» Exercise details
Begin at the first line of the data and copy each line through the one containing "tcr_200 = [150, 175, 150]", that line included, with no pictures.

» Given material

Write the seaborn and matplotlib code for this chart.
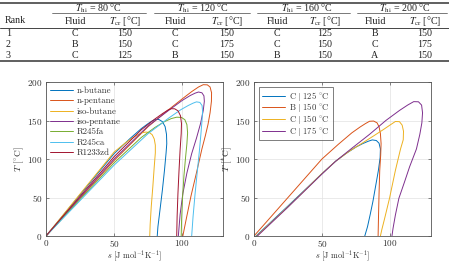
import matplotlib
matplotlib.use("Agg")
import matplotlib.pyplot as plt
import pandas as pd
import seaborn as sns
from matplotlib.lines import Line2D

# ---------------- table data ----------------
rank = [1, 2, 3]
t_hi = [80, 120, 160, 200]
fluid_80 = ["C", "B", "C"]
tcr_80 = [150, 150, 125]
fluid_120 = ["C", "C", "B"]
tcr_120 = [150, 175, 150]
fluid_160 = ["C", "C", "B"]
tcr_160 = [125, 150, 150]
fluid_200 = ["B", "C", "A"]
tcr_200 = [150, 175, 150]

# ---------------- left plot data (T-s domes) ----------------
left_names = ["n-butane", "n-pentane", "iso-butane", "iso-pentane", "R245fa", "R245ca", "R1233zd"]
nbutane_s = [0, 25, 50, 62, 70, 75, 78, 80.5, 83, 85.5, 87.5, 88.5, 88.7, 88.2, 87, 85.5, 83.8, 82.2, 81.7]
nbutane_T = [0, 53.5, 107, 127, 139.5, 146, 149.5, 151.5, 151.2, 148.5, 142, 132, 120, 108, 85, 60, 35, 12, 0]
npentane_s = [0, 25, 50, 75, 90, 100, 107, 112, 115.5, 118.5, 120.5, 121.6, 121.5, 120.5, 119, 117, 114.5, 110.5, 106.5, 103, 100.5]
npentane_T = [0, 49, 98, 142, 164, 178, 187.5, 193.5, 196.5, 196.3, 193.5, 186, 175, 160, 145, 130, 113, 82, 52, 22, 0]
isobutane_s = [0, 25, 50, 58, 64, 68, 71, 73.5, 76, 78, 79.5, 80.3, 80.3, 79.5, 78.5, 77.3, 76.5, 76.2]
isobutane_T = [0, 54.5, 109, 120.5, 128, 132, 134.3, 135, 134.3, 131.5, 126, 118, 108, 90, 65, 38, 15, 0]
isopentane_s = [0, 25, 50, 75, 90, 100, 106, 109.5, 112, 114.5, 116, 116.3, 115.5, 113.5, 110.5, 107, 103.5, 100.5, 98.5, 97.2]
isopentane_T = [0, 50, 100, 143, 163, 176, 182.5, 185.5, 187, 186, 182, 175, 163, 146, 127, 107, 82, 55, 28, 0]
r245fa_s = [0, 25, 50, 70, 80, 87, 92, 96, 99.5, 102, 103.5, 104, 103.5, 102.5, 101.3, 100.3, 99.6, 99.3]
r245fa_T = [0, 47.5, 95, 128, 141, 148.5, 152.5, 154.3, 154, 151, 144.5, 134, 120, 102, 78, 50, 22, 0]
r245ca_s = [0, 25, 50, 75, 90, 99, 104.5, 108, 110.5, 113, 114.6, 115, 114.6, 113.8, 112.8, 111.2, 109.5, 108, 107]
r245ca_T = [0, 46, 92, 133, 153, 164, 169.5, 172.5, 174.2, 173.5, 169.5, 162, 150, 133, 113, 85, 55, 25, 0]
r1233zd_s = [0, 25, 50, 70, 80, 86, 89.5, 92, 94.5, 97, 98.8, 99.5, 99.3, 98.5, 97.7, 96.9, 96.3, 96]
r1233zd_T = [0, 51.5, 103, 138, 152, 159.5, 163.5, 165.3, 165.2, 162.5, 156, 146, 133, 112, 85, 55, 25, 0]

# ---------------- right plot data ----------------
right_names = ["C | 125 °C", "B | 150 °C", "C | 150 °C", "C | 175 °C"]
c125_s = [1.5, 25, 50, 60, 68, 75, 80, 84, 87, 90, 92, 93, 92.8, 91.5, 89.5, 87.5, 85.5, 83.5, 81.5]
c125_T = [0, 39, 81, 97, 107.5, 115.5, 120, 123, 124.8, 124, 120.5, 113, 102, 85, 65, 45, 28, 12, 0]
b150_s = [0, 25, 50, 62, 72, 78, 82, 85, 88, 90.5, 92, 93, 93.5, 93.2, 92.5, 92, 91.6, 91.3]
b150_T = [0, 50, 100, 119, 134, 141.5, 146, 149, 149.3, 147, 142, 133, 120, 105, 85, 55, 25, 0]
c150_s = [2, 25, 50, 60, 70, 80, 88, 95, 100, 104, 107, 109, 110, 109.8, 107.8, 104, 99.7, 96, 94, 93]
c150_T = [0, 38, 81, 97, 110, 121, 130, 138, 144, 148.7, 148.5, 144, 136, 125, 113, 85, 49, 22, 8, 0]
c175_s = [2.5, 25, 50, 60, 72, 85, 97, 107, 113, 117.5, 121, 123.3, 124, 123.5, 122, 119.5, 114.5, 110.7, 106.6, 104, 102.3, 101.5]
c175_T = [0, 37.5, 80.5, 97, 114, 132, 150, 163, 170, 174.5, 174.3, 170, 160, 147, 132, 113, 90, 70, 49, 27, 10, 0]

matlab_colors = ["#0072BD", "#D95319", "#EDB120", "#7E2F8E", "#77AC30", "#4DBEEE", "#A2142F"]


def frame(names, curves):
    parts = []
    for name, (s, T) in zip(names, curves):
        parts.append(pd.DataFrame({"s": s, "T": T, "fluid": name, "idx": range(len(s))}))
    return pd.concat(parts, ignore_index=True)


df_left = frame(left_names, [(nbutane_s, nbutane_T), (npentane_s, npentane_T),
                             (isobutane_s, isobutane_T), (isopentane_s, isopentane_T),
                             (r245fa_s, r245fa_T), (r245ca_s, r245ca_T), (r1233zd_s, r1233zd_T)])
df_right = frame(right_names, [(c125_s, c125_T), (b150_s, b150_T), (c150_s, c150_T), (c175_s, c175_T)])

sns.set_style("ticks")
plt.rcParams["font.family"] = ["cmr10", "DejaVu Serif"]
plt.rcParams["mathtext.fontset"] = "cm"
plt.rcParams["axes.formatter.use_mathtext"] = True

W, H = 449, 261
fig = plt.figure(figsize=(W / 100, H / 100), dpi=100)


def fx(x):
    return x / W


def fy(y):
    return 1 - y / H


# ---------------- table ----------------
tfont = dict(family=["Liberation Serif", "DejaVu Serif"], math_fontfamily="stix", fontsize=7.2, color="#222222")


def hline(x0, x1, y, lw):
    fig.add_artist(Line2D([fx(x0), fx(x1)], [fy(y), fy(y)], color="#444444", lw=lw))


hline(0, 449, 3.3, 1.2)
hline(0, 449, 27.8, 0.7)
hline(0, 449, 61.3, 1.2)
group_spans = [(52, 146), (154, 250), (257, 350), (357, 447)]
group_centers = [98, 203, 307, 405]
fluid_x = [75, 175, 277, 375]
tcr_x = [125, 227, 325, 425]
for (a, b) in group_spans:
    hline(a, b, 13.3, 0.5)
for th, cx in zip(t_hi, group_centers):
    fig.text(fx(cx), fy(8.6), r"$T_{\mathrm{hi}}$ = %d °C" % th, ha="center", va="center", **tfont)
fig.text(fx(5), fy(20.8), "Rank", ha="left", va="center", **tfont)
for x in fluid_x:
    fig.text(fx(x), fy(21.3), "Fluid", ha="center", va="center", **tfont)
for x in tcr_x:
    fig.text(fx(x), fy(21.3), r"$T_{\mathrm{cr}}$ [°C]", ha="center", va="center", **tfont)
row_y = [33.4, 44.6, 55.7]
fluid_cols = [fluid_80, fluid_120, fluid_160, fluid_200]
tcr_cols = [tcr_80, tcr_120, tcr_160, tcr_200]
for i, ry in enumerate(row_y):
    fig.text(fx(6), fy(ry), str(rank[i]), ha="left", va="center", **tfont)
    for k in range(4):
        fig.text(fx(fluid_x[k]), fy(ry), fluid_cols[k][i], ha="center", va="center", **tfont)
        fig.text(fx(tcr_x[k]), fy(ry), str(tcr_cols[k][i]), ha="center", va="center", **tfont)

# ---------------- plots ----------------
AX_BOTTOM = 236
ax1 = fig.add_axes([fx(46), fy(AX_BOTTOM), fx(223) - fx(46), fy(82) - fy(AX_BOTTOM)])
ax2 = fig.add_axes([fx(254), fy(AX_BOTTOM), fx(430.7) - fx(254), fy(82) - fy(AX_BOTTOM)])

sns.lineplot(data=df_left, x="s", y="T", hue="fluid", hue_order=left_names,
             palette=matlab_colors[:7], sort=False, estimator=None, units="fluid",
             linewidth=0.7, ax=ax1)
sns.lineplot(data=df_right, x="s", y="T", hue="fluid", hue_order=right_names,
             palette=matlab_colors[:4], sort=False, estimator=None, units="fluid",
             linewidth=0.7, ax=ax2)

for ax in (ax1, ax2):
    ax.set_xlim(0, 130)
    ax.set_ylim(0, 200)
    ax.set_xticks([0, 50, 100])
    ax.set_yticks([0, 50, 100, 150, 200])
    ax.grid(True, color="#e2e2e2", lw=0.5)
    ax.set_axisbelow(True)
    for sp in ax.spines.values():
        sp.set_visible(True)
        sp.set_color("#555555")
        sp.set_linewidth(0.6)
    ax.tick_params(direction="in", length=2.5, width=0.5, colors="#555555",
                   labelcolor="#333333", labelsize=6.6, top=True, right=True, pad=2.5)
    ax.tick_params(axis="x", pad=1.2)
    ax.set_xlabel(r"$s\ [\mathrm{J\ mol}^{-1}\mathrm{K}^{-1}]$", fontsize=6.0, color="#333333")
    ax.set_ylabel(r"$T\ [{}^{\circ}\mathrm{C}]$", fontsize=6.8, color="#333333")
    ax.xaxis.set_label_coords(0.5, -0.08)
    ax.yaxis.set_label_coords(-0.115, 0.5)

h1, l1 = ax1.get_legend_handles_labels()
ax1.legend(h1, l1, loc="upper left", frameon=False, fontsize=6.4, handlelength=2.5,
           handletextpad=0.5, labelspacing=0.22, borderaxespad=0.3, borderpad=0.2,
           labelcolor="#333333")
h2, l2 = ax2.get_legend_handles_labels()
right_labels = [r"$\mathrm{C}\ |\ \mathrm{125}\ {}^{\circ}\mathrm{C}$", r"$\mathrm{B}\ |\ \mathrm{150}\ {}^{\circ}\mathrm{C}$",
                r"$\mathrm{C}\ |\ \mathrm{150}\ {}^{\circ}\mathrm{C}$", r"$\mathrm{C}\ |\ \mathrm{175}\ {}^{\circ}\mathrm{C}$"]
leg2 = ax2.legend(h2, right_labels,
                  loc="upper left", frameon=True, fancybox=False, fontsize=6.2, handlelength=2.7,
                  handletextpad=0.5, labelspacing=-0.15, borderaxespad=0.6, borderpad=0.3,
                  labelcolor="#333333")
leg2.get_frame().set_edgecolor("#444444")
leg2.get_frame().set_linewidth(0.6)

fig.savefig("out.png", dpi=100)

» Task output
Write the seaborn and matplotlib code for this chart.
import matplotlib
matplotlib.use("Agg")
import matplotlib.pyplot as plt
import pandas as pd
import seaborn as sns
from matplotlib.lines import Line2D

# ---------------- table data ----------------
rank = [1, 2, 3]
t_hi = [80, 120, 160, 200]
fluid_80 = ["C", "B", "C"]
tcr_80 = [150, 150, 125]
fluid_120 = ["C", "C", "B"]
tcr_120 = [150, 175, 150]
fluid_160 = ["C", "C", "B"]
tcr_160 = [125, 150, 150]
fluid_200 = ["B", "C", "A"]
tcr_200 = [150, 175, 150]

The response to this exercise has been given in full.